Here are two of my biases:  John McCain’s first answer to any foreign problem is to get tougher while never complimenting Obama for anything, having never gotten over over losing the presidential race, a position he thought was rightfully his.  Krauthamer loves calling the Obama foreign policy clueless implying that he, General Krauthammer would know just how to react to the burgeoning number of international crises though seldom offering suggestions sufficient to reveal his own cluefullness.   Fortunately, in a recent editorial the wise one actually made a concrete suggestion for a change, that a U. S. fleet should immediately be dispatched to the Black Sea to show we really mean business this time around.   I bet U. S. admirals love that idea.
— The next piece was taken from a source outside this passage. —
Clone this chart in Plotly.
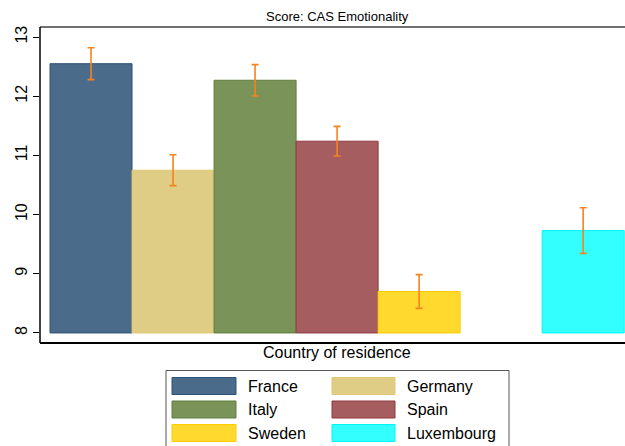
import plotly.graph_objects as go

# Mean CAS Emotionality score by country of residence, with confidence intervals
countries = ["France", "Germany", "Italy", "Spain", "Sweden", "Luxembourg"]
means = [12.55, 10.75, 12.27, 11.24, 8.70, 9.73]
ci_half = [0.27, 0.26, 0.265, 0.25, 0.285, 0.385]
# slot positions along the category axis (slot 6 stays empty)
positions = [1, 2, 3, 4, 5, 7]
fills = ["#4A6B8A", "#E0CD85", "#7A9358", "#A65D60", "#FFD92E", "#33FFFF"]
edges = ["#2E5379", "#E0C770", "#5F7E3E", "#8E3A3D", "#FFCC00", "#00F5F5"]
y_ticks = [8, 9, 10, 11, 12, 13]
bar_base = 8

W, H = 625, 446
L, R, T, B = 40, 0, 27, 103
plot_w = W - L - R
plot_h = H - T - B


def px_x(px):
    return (px - L) / plot_w


def px_y(py):
    return (H - B - py) / plot_h


fig = go.Figure()

for name, pos, m, fc, ec in zip(countries, positions, means, fills, edges):
    fig.add_trace(go.Bar(
        x=[pos], y=[m - bar_base], base=[bar_base], width=[1.0],
        name=name, marker=dict(color=fc, line=dict(color=ec, width=1)),
        showlegend=False,
    ))

fig.add_trace(go.Scatter(
    x=positions, y=means, mode="markers",
    marker=dict(size=1, opacity=0),
    error_y=dict(type="data", array=ci_half, color="#F5841F",
                 thickness=1.6, width=3.5),
    showlegend=False, hoverinfo="skip",
))

font_family = "Liberation Sans, Arial, sans-serif"

fig.update_layout(
    width=W, height=H,
    margin=dict(l=L, r=R, t=T, b=B),
    paper_bgcolor="white", plot_bgcolor="white",
    barmode="overlay",
    font=dict(family=font_family, color="black"),
    xaxis=dict(range=[0.378, 7.51], showgrid=False, zeroline=False,
               showticklabels=False, ticks="", showline=False),
    yaxis=dict(range=[7.83, 13.17], tickvals=y_ticks,
               ticktext=[str(v) for v in y_ticks],
               tickangle=-90, ticks="outside", ticklen=6, tickwidth=1.2,
               tickcolor="black", showgrid=False, zeroline=False,
               showline=False, tickfont=dict(size=16)),
)

shapes = [
    # top strip line
    dict(type="line", xref="paper", yref="paper", x0=0, x1=1.02, y0=1, y1=1,
         line=dict(color="#707070", width=2)),
    # left axis line
    dict(type="line", xref="paper", yref="paper", x0=0, x1=0, y0=0, y1=1,
         line=dict(color="black", width=1.5)),
    # bottom axis line
    dict(type="line", xref="paper", yref="paper", x0=0, x1=1.02, y0=0, y1=0,
         line=dict(color="black", width=2)),
    # legend frame
    dict(type="rect", xref="paper", yref="paper",
         x0=px_x(166), x1=px_x(509), y0=px_y(452), y1=px_y(370.5),
         line=dict(color="#555555", width=1), fillcolor="white"),
]

annotations = [
    dict(text="Score: CAS Emotionality", xref="paper", yref="paper",
         x=px_x(337), y=px_y(16), xanchor="center", yanchor="middle",
         showarrow=False, font=dict(size=13, color="black")),
    dict(text="Country of residence", xref="paper", yref="paper",
         x=px_x(337), y=px_y(352.5), xanchor="center", yanchor="middle",
         showarrow=False, font=dict(size=16, color="black")),
]

# two-column legend
row_centers = [386, 409.5, 433]
col_swatch = [(172, 236), (332, 395)]
col_text = [246, 405]
for i, (name, fc, ec) in enumerate(zip(countries, fills, edges)):
    r, c = divmod(i, 2)
    cy = row_centers[r]
    sx0, sx1 = col_swatch[c]
    shapes.append(dict(type="rect", xref="paper", yref="paper",
                       x0=px_x(sx0), x1=px_x(sx1),
                       y0=px_y(cy + 8.5), y1=px_y(cy - 8.5),
                       fillcolor=fc, line=dict(color=ec, width=1)))
    annotations.append(dict(text=name, xref="paper", yref="paper",
                            x=px_x(col_text[c]), y=px_y(cy),
                            xanchor="left", yanchor="middle", showarrow=False,
                            font=dict(size=16, color="black")))

fig.update_layout(shapes=shapes, annotations=annotations)

fig.write_html("out.html")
Leaving aside the basic military concern about placing one of our fleets in what is basically a huge lake with only one narrow entrance/exit….  and the likelihood of ratcheting up tensions with unclear consequences…..What would the fleet do once there?   How would we act tough?  What would cause us to bomb someone or shoot someone down? And if we did, is war with Russia an option?   Oh, we could win a war with Russia.  That is one of our big problems these days.  We have a hugely sophisticated and expensive military that could beat any one in a war, but simply winning wars seldom win the peace anymore.  Just what did winning in Iraq get us? For one, an Iran made stronger as Iraq, its ongoing enemy, disappeared as a counter balance (yes, as evil as Sadam was, he had his uses).  Then there is the “new Iraq”, hardly a friend and experiencing ongoing upheaval which makes it one more source of instability in the region .  And not even any special oil deals.

Let’s punish Putin for this latest move, but slowly like a boa constrictor.  The Obama team can be criticized for being too optimistic about “normalcy” with Russia given Putin being Putin (or “naive” as conservative critics like to put it), but to act like we are back on cold war footing is silly.  We are not about to rattle nuclear weapons at each other, and we do have some mutual interests.  The trick is to craft a policy that has some of the good cop bad cop chemistry found in policing.   Frankly, the Obama administration hasn’t done a great job of this, but getting our relationships with Russia just right is no easy thing to achieve and those eager to act more aggressively would likely muck things up more, i. e. Admiral Krauthammer.

Finally,  let’s think about this:  Time is on our side.  While Putin is parading around for now, Russia is heading towards another economic collapse, which is what led to revolution and the break up of the Soviet Union.   Oil and gas (and maybe something else I can’t recall at the moment) are Russia’s only real exports and the price of both are declining.  This is a result  of new sources being discovered in North America and elsewhere and a lessening world energy demand from developing countries like China, whose growth is slowing. Besides that, only big gamblers want to invest in Russia these days, given the Russian government’s corrupt incursions into the economy.  Russia is not a hot spot for world investment except for big risk takers.

The critics have all sorts of advice for the president in terms of sanctions on Russia, many of them I imagine the government is considering, but can take time to develop.  If military involvement was one of them, time would be of the essence, but it is not.  Sure, Putin continues his string of bows and bragging rights, but his taking such decisive steps in Ukraine may work out in our favor.   This latest power grab will likely make it easier for Obama to rally support for harsher economic reprisals of Russia over time.   And, that could be more powerful than one might expect given that nation’s inherent economic problems.

In any case.  Getting off to a fast start doesn’t necessarily win the race.   Remember the tortoise and the hare?